Die cutters and die cutting machines convert web or sheet materials into shapes. They are used to process woven cloth, non-woven textiles, and rubber sheets. There are two basic types of die cutters and die cutting machines: clicker presses and rotary die cutters. Clicker presses are used in the manual conversion of web materials and include switches, pendants, and pushbutton controls. Clicker presses typically consist of a wide table or plate with a smaller swing-arm head. Traveling head and full head machines are used for more demanding applications. Rotary die cutters or roller press die cutters are used in the high-speed conversion of web and sheet materials. These machines press roller-shaped cutting dies against a web. As the roller dies rotates, web materials are inserted and then converted into shapes. Both clicker presses and rotary die cutters are used in laboratory applications such as process parameter studies, material development, and sample preparation.
Important specifications for die cutters and die cutting machines include capacity or operating force, stroke, throat, daylight or open height, maximum sheet length or working length, and maximum sheet width or working depth. The capacity or operating force is the maximum pressure that the slide or ram can exert at the bottom of the stroke. In mechanical presses, capacity measures the main shaft’s ability to bend. Stroke is the ram travel from top dead center (TDC) to bottom dead center (BDC). Throat is the distance from the centerline to the back frame in a gap frame, C-frame, or similar type of press. Daylight or open height is the distance in the open position between the ram and the table or bolster plate. The maximum sheet length or working length is the largest dimension that can be punched, formed, or converted. Conversely, the maximum sheet width or working depth is the smallest dimension that can be punched, formed, or converted. Both the maximum sheet length and the maximum sheet width are measured from right to left.

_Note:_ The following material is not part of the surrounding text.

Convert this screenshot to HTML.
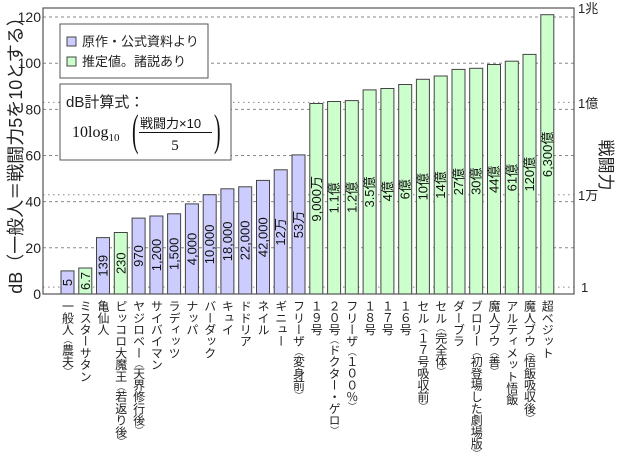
<!DOCTYPE html>
<html><head><meta charset="utf-8"><style>
html,body{margin:0;padding:0;background:#fff;overflow:hidden}
svg{display:block;font-family:"Liberation Sans","Noto Sans CJK JP",sans-serif}
.g{stroke:#888;stroke-width:1;stroke-dasharray:3,3;fill:none}
.d{stroke:#888;stroke-width:1;stroke-dasharray:1.5,3.5;fill:none}
.b{fill:#ccccff;stroke:#444;stroke-width:1}
.n{fill:#ccffcc;stroke:#444;stroke-width:1}
.v{font-size:13px;fill:#111;text-anchor:middle;dominant-baseline:central}
.x{font-size:12px;fill:#222;writing-mode:vertical-rl;letter-spacing:-0.3px}
.x tspan{font-size:9px}
.t{font-size:14px;fill:#222}
</style></head><body>
<svg width="620" height="454" viewBox="0 0 620 454" xmlns="http://www.w3.org/2000/svg">
<rect x="0" y="0" width="620" height="454" fill="#fff"/>
<g>
<line class="g" x1="43" x2="574" y1="247.8" y2="247.8"/>
<line class="g" x1="43" x2="574" y1="201.6" y2="201.6"/>
<line class="g" x1="43" x2="574" y1="155.5" y2="155.5"/>
<line class="g" x1="43" x2="574" y1="109.4" y2="109.4"/>
<line class="g" x1="43" x2="574" y1="63.2" y2="63.2"/>
<line class="g" x1="43" x2="574" y1="17" y2="17"/>
<line class="d" x1="43" x2="574" y1="287.1" y2="287.1"/>
<line class="d" x1="43" x2="574" y1="194.7" y2="194.7"/>
<line class="d" x1="43" x2="574" y1="102.4" y2="102.4"/>
</g>
<g>
<rect class="b" x="61" y="270.9" width="13" height="23.1"/>
<rect class="n" x="78.8" y="268" width="13" height="26"/>
<rect class="b" x="96.5" y="237.6" width="13" height="56.4"/>
<rect class="n" x="114.3" y="232.5" width="13" height="61.5"/>
<rect class="b" x="132.1" y="218.1" width="13" height="75.9"/>
<rect class="b" x="149.9" y="216" width="13" height="78"/>
<rect class="b" x="167.6" y="213.8" width="13" height="80.2"/>
<rect class="b" x="185.4" y="203.9" width="13" height="90.1"/>
<rect class="b" x="203.2" y="194.7" width="13" height="99.3"/>
<rect class="b" x="220.9" y="188.8" width="13" height="105.2"/>
<rect class="b" x="238.7" y="186.8" width="13" height="107.2"/>
<rect class="b" x="256.5" y="180.4" width="13" height="113.6"/>
<rect class="b" x="274.2" y="169.8" width="13" height="124.2"/>
<rect class="b" x="292" y="154.9" width="13" height="139.1"/>
<rect class="n" x="309.8" y="103.5" width="13" height="190.5"/>
<rect class="n" x="327.6" y="101.5" width="13" height="192.5"/>
<rect class="n" x="345.3" y="100.6" width="13" height="193.4"/>
<rect class="n" x="363.1" y="89.9" width="13" height="204.1"/>
<rect class="n" x="380.9" y="88.5" width="13" height="205.5"/>
<rect class="n" x="398.7" y="84.5" width="13" height="209.5"/>
<rect class="n" x="416.4" y="79.3" width="13" height="214.7"/>
<rect class="n" x="434.2" y="76" width="13" height="218"/>
<rect class="n" x="452" y="69.4" width="13" height="224.6"/>
<rect class="n" x="469.7" y="68.3" width="13" height="225.7"/>
<rect class="n" x="487.5" y="64.5" width="13" height="229.5"/>
<rect class="n" x="505.3" y="61.2" width="13" height="232.8"/>
<rect class="n" x="523" y="54.4" width="13" height="239.6"/>
<rect class="n" x="540.8" y="14.7" width="13" height="279.3"/>
</g>
<g>
<text class="v" transform="translate(67.5,282.5) rotate(-90)">5</text>
<text class="v" transform="translate(85.3,281) rotate(-90)">6.7</text>
<text class="v" transform="translate(103,265.8) rotate(-90)">139</text>
<text class="v" transform="translate(120.8,263.2) rotate(-90)">230</text>
<text class="v" transform="translate(138.6,256) rotate(-90)">970</text>
<text class="v" transform="translate(156.4,255) rotate(-90)">1,200</text>
<text class="v" transform="translate(174.1,253.9) rotate(-90)">1,500</text>
<text class="v" transform="translate(191.9,249) rotate(-90)">4,000</text>
<text class="v" transform="translate(209.7,244.4) rotate(-90)">10,000</text>
<text class="v" transform="translate(227.4,241.4) rotate(-90)">18,000</text>
<text class="v" transform="translate(245.2,240.4) rotate(-90)">22,000</text>
<text class="v" transform="translate(263,237.2) rotate(-90)">42,000</text>
<text class="v" transform="translate(280.7,231.9) rotate(-90)">12万</text>
<text class="v" transform="translate(298.5,224.5) rotate(-90)">53万</text>
<text class="v" transform="translate(316.3,198.8) rotate(-90)">9,000万</text>
<text class="v" transform="translate(334.1,197.8) rotate(-90)">1.1億</text>
<text class="v" transform="translate(351.8,197.3) rotate(-90)">1.2億</text>
<text class="v" transform="translate(369.6,192) rotate(-90)">3.5億</text>
<text class="v" transform="translate(387.4,191.3) rotate(-90)">4億</text>
<text class="v" transform="translate(405.2,189.3) rotate(-90)">6億</text>
<text class="v" transform="translate(422.9,186.7) rotate(-90)">10億</text>
<text class="v" transform="translate(440.7,185) rotate(-90)">14億</text>
<text class="v" transform="translate(458.5,181.7) rotate(-90)">27億</text>
<text class="v" transform="translate(476.2,181.2) rotate(-90)">30億</text>
<text class="v" transform="translate(494,179.3) rotate(-90)">44億</text>
<text class="v" transform="translate(511.8,177.6) rotate(-90)">61億</text>
<text class="v" transform="translate(529.5,174.2) rotate(-90)">120億</text>
<text class="v" transform="translate(547.3,154.4) rotate(-90)">6,300億</text>
</g>
<rect x="43" y="8" width="531" height="286" fill="none" stroke="#555" stroke-width="1.2"/>
<g class="t" text-anchor="end">
<text x="41" y="299">0</text>
<text x="41" y="252.8">20</text>
<text x="41" y="206.6">40</text>
<text x="41" y="160.5">60</text>
<text x="41" y="114.4">80</text>
<text x="41" y="68.2">100</text>
<text x="41" y="22">120</text>
</g>
<g style="font-size:13px;fill:#222">
<text x="581" y="292">1</text>
<text x="578" y="200">1万</text>
<text x="578" y="108">1億</text>
<text x="578" y="13">1兆</text>
</g>
<text transform="translate(22,151) rotate(-90)" text-anchor="middle" style="font-size:18px;fill:#222">dB（一般人＝戦闘力5を10とする）</text>
<text transform="translate(600,165) rotate(90)" text-anchor="middle" style="font-size:17px;fill:#222">戦闘力</text>
<rect x="60" y="24" width="148" height="54" fill="#fff" stroke="#555"/>
<rect x="67" y="37" width="9" height="9" fill="#ccccff" stroke="#444"/>
<text x="82" y="46" style="font-size:13px;fill:#222">原作・公式資料より</text>
<rect x="67" y="57" width="9" height="9" fill="#ccffcc" stroke="#444"/>
<text x="82" y="66" style="font-size:13px;fill:#222">推定値。諸説あり</text>
<rect x="60" y="84" width="171" height="76" fill="#fff" stroke="#555"/>
<text x="66" y="107" style="font-size:15px;fill:#222">dB計算式：</text>
<text x="72" y="137" style="font-family:'Liberation Serif',serif;font-size:16px;fill:#111">10log<tspan style="font-size:11px" dy="4">10</tspan></text>
<text x="132" y="145" style="font-family:'Liberation Serif',serif;font-size:44px;fill:#111" transform="translate(132,0) scale(0.45,1) translate(-132,0)">(</text>
<text x="140" y="128" style="font-size:13px;fill:#111">戦闘力×10</text>
<line x1="139" x2="212" y1="132.5" y2="132.5" stroke="#111" stroke-width="1"/>
<text x="175" y="150" text-anchor="middle" style="font-family:'Liberation Serif',serif;font-size:15px;fill:#111">5</text>
<text x="214" y="145" style="font-family:'Liberation Serif',serif;font-size:44px;fill:#111" transform="translate(214,0) scale(0.45,1) translate(-214,0)">)</text>
<g class="x">
<text x="67.5" y="300">一般人<tspan>（</tspan>農夫<tspan>）</tspan></text>
<text x="85.3" y="300">ミスターサタン</text>
<text x="103" y="300">亀仙人</text>
<text x="120.8" y="300">ピッコロ大魔王<tspan>（</tspan>若返り後<tspan>）</tspan></text>
<text x="138.6" y="300">ヤジロベー<tspan>（</tspan>天界修行後<tspan>）</tspan></text>
<text x="156.4" y="300">サイバイマン</text>
<text x="174.1" y="300">ラディッツ</text>
<text x="191.9" y="300">ナッパ</text>
<text x="209.7" y="300">バーダック</text>
<text x="227.4" y="300">キュイ</text>
<text x="245.2" y="300">ドドリア</text>
<text x="263" y="300">ネイル</text>
<text x="280.7" y="300">ギニュー</text>
<text x="298.5" y="300">フリーザ<tspan>（</tspan>変身前<tspan>）</tspan></text>
<text x="316.3" y="300">１９号</text>
<text x="334.1" y="300">２０号<tspan>（</tspan>ドクター・ゲロ<tspan>）</tspan></text>
<text x="351.8" y="300">フリーザ<tspan>（</tspan>１００％<tspan>）</tspan></text>
<text x="369.6" y="300">１８号</text>
<text x="387.4" y="300">１７号</text>
<text x="405.2" y="300">１６号</text>
<text x="422.9" y="300">セル<tspan>（</tspan>１７号吸収前<tspan>）</tspan></text>
<text x="440.7" y="300">セル<tspan>（</tspan>完全体<tspan>）</tspan></text>
<text x="458.5" y="300">ダーブラ</text>
<text x="476.2" y="300">ブロリー<tspan>（</tspan>初登場した劇場版<tspan>）</tspan></text>
<text x="494" y="300">魔人ブウ<tspan>（</tspan>善<tspan>）</tspan></text>
<text x="511.8" y="300">アルティメット悟飯</text>
<text x="529.5" y="300">魔人ブウ<tspan>（</tspan>悟飯吸収後<tspan>）</tspan></text>
<text x="547.3" y="300">超ベジット</text>
</g>
</svg>
</body></html>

Die cutters and die cutting machines use several common technologies. Some devices are air-powered or driven by pneumatic cylinders. Other machines include hydraulic components that generate enough force to form metals or other materials. Hydro-mechanical die cutters and die cutting machines are powered by hydraulic cylinders and hydraulic motors. Purely mechanical devices use screws, toggles, levers or other mechanisms. Die cutters and die cutting machines that use rotary motors, servo controls, and servomotors are also available. Manual presses are low-cost devices that are suitable for simple applications such as producing identification cards.